It was a few years back, probably '04 I think, and Laurie, Kevin and Dennis were just really getting into the haunt in a _BIG_ way....everyone was impressed by all of the props and how real everthing looked (including me). I was just a spectator and photographer back then and used to laugh at their insanity (look at me now!).....Kevin's friend Bryan had a Border Collie puppy named Bryce....cutest little guy! full of energy....Bryan dressed in a Bio-Hazard suit and he made Bryce into "The Alien Dog" by taking about 3 feet of flexible hose, like a dryer vent hose, and clipped it on Bryce's collar and wrapped it around his body.....he looked really funny! Bryce ran all around the yard because he just had to meet and get petted by _everyone!!! _I was taking pictures when Bryce came racing by me and ran past a group of kids about 10 to 15 years old when one of them turned to me and yelled really loudly "Oh my god!!!! Is that a _REAL _dog?!" :xbones:


----------



## Troll Wizard (May 3, 2012)

This was also a few years back. I was out in costume doing my yard haunt and I had this family that always comes and really enjoys what I do with my haunt. Well they have a daughter that when I first met them she was very young about maybe 1 or 2 years of age. I don't always dress up as the Troll Wizard and the last 2 years I was a different character. But this year I was the Troll Wizard as I was when I first met this family.
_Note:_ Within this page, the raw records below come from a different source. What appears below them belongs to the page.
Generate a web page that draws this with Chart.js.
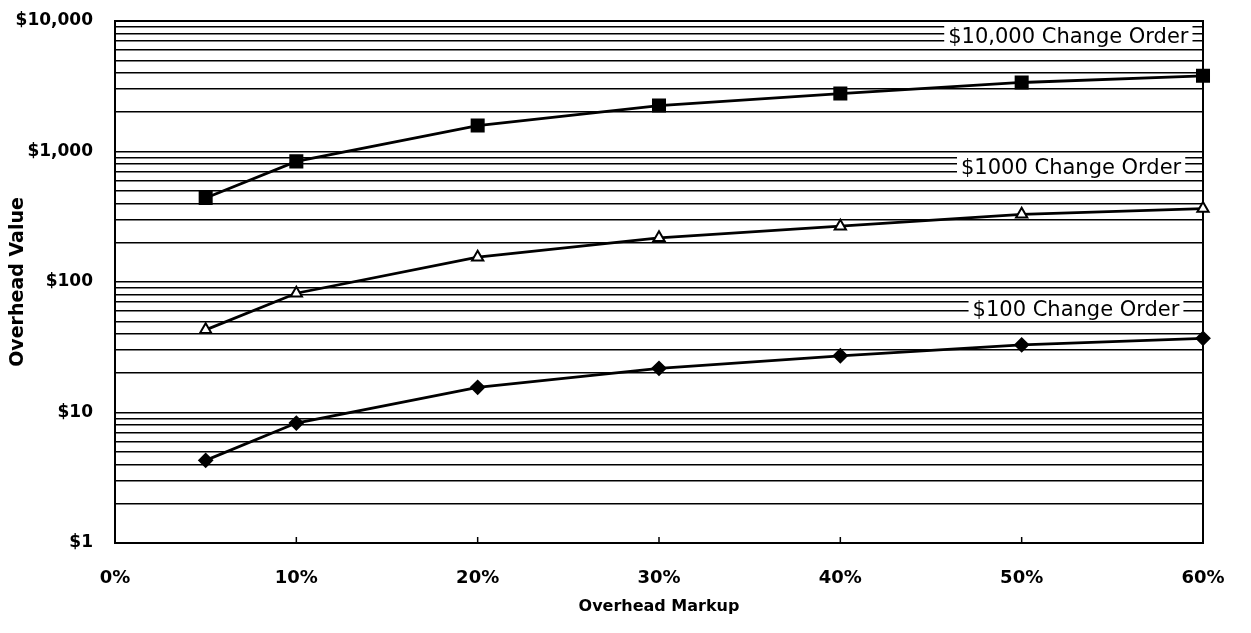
<!DOCTYPE html>
<html><head><meta charset="utf-8">
<script src="https://cdn.jsdelivr.net/npm/chart.js@4"></script>
<style>html,body{margin:0;padding:0;background:#fff}#wrap{width:1251px;height:633px;position:relative}</style>
</head><body><div id="wrap"><canvas id="c"></canvas></div>
<script>
const xValues = [5, 10, 20, 30, 40, 50, 60];
const co10000 = [440, 840, 1580, 2250, 2780, 3380, 3800];
const co1000 = [43, 82, 155, 218, 268, 330, 365];
const co100 = [4.3, 8.3, 15.6, 21.8, 27.2, 33, 37];
const seriesNames = ['$10,000 Change Order', '$1000 Change Order', '$100 Change Order'];
const labelYValues = [7640, 750, 61.7];
const labelRightX = [59.2, 58.8, 58.7];
const xTickValues = [0, 10, 20, 30, 40, 50, 60];
const yMajorValues = [1, 10, 100, 1000, 10000];
const yTickLabels = ['$1', '$10', '$100', '$1,000', '$10,000'];
const xTitle = 'Overhead Markup';
const yTitle = 'Overhead Value';

const pts = arr => xValues.map((x, i) => ({x: x, y: arr[i]}));

const framePlugin = {
  id: 'frameAndLabels',
  beforeDatasetsDraw(chart) {
    const {ctx, chartArea: a, scales: {x, y}} = chart;
    ctx.save();
    ctx.font = '21px "DejaVu Sans"';
    ctx.textBaseline = 'middle';
    ctx.textAlign = 'right';
    seriesNames.forEach((t, i) => {
      const py = y.getPixelForValue(labelYValues[i]);
      const px = x.getPixelForValue(labelRightX[i]);
      const w = ctx.measureText(t).width;
      ctx.fillStyle = '#fff';
      ctx.fillRect(px - w - 4, py - 11, w + 8, 22);
      ctx.fillStyle = '#000';
      ctx.fillText(t, px, py + 1);
    });
    ctx.strokeStyle = '#000';
    ctx.lineWidth = 2;
    ctx.strokeRect(a.left, a.top, a.right - a.left, a.bottom - a.top);
    ctx.lineWidth = 1.5;
    xTickValues.forEach(v => {
      const px = x.getPixelForValue(v);
      ctx.beginPath();
      ctx.moveTo(px, a.bottom);
      ctx.lineTo(px, a.bottom - 6);
      ctx.stroke();
    });
    ctx.restore();
  }
};

const common = {borderColor: '#000', borderWidth: 2.8, pointBorderColor: '#000', pointBorderWidth: 2, clip: false, tension: 0};

new Chart(document.getElementById('c'), {
  type: 'line',
  data: {
    datasets: [
      Object.assign({label: seriesNames[0], data: pts(co10000), pointStyle: 'rect', pointRadius: 8.5, pointBackgroundColor: '#000'}, common),
      Object.assign({label: seriesNames[1], data: pts(co1000), pointStyle: 'triangle', pointRadius: 6.5, pointBackgroundColor: '#fff'}, common),
      Object.assign({label: seriesNames[2], data: pts(co100), pointStyle: 'rectRot', pointRadius: 6.5, pointBackgroundColor: '#000'}, common)
    ]
  },
  options: {
    responsive: true,
    maintainAspectRatio: false,
    animation: false,
    layout: {padding: {left: 0, right: 48, top: 21, bottom: 0}},
    plugins: {legend: {display: false}, tooltip: {enabled: false}},
    scales: {
      x: {
        type: 'linear', min: 0, max: 60,
        afterBuildTicks: s => { s.ticks = xTickValues.map(v => ({value: v})); },
        afterFit: s => { s.height = 90; s.paddingLeft = 0; s.paddingRight = 0; s.paddingTop = 0; s.paddingBottom = 0; },
        grid: {display: false},
        border: {display: false},
        ticks: {autoSkip: false, maxRotation: 0, padding: 17, color: '#000',
          font: {family: 'DejaVu Sans', size: 18, weight: 'bold'},
          callback: v => v + '%'},
        title: {display: true, text: xTitle, color: '#000', padding: {top: 17, bottom: 17},
          font: {family: 'DejaVu Sans', size: 16, weight: 'bold'}}
      },
      y: {
        type: 'logarithmic', min: 1, max: 10000,
        afterBuildTicks: s => {
          const t = [];
          for (let m = 1; m < 10000; m *= 10) for (let d = 1; d < 10; d++) t.push({value: d * m});
          t.push({value: 10000});
          s.ticks = t;
        },
        afterFit: s => { s.width = 115; s.paddingTop = 0; s.paddingBottom = 0; s.paddingLeft = 0; s.paddingRight = 0; },
        grid: {color: '#000', lineWidth: 1.5, drawTicks: false},
        border: {display: false},
        ticks: {autoSkip: false, padding: 22, color: '#000',
          font: {family: 'DejaVu Sans', size: 17, weight: 'bold'},
          callback: v => { const i = yMajorValues.indexOf(v); return i >= 0 ? yTickLabels[i] : ''; }},
        title: {display: true, text: yTitle, color: '#000', padding: {top: 7, bottom: 7},
          font: {family: 'DejaVu Sans', size: 19, weight: 'bold'}}
      }
    }
  },
  plugins: [framePlugin]
});
</script>
</body></html>
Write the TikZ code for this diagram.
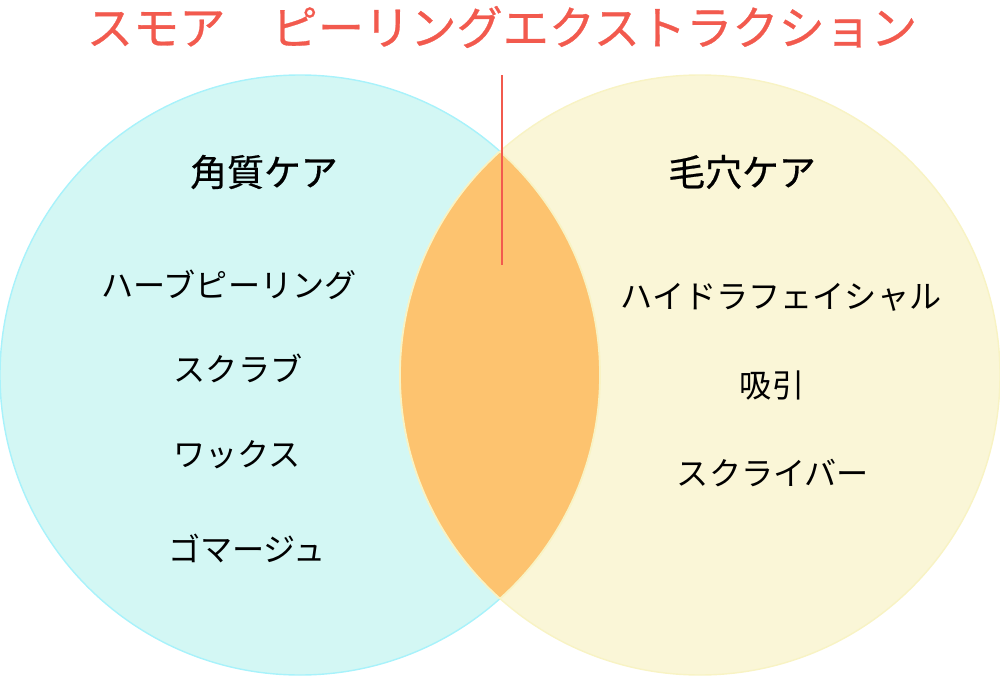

Anyway, they came and each of the kids got their candy, but this one girl of theirs about 5 years of age, just stood there and watched me not saying a word. Her parents kept trying to get her to go and get some candy from me but she wouldn't move. So I thought okay, I take my mask off like I do for some younger kids who are really scared, or are on their first Trick or Treat outing.

So when I took off my mask and said hi to her, she turned and screamed bloody murder running to her Dad. I took a couple of steps back cause I wasn't expecting that kind of reaction. I just gave her parents some candy for her and they were laughing their heads off. She was still screaming going down the sidewalk.

So . . . I don't know? :jol:


----------